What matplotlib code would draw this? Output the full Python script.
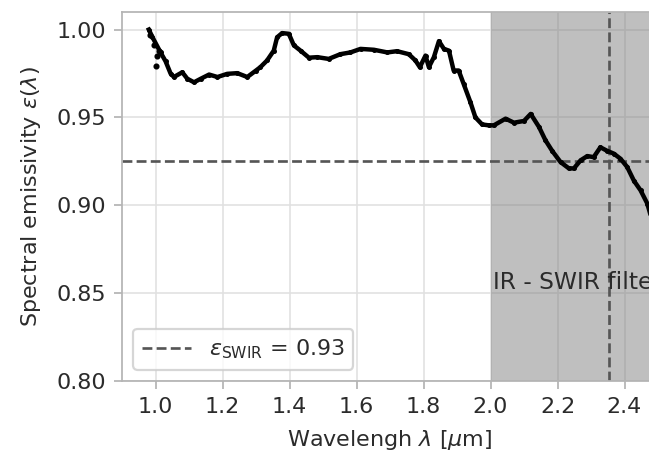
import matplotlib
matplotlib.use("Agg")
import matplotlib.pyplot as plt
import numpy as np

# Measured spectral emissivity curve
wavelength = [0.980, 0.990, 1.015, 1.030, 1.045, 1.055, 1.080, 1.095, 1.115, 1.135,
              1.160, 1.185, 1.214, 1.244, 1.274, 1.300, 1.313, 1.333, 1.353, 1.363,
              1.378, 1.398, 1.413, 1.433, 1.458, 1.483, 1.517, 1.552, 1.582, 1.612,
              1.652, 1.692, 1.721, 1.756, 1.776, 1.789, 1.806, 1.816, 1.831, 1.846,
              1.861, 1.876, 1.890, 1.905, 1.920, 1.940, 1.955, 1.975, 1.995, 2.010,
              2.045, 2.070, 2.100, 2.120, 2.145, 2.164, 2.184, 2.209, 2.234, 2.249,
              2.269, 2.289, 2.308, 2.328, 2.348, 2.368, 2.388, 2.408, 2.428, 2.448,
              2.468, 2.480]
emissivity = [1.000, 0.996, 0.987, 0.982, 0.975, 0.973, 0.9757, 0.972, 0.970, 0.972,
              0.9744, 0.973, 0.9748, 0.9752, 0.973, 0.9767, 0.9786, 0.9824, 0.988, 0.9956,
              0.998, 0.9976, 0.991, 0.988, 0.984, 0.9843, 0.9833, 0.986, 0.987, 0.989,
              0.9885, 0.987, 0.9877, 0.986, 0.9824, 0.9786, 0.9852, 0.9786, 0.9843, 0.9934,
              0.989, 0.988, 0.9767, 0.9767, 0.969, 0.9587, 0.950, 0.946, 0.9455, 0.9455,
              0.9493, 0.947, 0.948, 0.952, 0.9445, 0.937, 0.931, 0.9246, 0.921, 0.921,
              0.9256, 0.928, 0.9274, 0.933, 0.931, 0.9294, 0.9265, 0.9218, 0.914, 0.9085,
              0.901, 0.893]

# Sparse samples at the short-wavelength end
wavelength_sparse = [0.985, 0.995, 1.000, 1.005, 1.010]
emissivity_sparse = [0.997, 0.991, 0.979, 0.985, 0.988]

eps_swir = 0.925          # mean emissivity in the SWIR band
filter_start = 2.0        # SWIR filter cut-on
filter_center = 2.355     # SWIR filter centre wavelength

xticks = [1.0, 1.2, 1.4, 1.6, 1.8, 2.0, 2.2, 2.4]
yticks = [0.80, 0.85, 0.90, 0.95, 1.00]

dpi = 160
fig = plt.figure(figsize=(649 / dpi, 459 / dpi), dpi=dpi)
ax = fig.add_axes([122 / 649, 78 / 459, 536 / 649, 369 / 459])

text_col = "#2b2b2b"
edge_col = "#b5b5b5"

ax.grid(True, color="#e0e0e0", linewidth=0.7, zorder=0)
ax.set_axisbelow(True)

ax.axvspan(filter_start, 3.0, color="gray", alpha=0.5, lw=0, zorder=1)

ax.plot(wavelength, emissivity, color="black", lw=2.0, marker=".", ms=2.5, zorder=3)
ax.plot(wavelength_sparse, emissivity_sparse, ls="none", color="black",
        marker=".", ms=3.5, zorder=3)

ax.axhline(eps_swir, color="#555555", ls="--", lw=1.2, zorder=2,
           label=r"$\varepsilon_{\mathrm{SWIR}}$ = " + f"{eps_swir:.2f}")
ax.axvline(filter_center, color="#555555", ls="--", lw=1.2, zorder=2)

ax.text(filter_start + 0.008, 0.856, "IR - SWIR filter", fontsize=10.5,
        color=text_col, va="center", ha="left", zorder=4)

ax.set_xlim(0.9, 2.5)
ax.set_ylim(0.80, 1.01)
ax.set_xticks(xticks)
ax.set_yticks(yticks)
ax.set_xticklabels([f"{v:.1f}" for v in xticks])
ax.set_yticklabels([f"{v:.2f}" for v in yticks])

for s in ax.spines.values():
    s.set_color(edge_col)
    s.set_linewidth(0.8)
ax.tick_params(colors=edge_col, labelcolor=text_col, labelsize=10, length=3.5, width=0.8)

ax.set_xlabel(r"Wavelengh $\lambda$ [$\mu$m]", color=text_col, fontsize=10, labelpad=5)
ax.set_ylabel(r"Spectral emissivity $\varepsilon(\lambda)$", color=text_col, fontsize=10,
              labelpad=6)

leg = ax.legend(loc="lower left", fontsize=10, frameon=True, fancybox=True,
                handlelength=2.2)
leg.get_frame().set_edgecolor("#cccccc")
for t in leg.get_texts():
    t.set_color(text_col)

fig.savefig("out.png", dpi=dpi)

=-=-=

## REQUIRED TASK
Leave out the pictures and repeat exactly the lines from the start of the material through the line that contains "import numpy as np", both included.

## REPLY
What matplotlib code would draw this? Output the full Python script.
import matplotlib
matplotlib.use("Agg")
import matplotlib.pyplot as plt
import numpy as np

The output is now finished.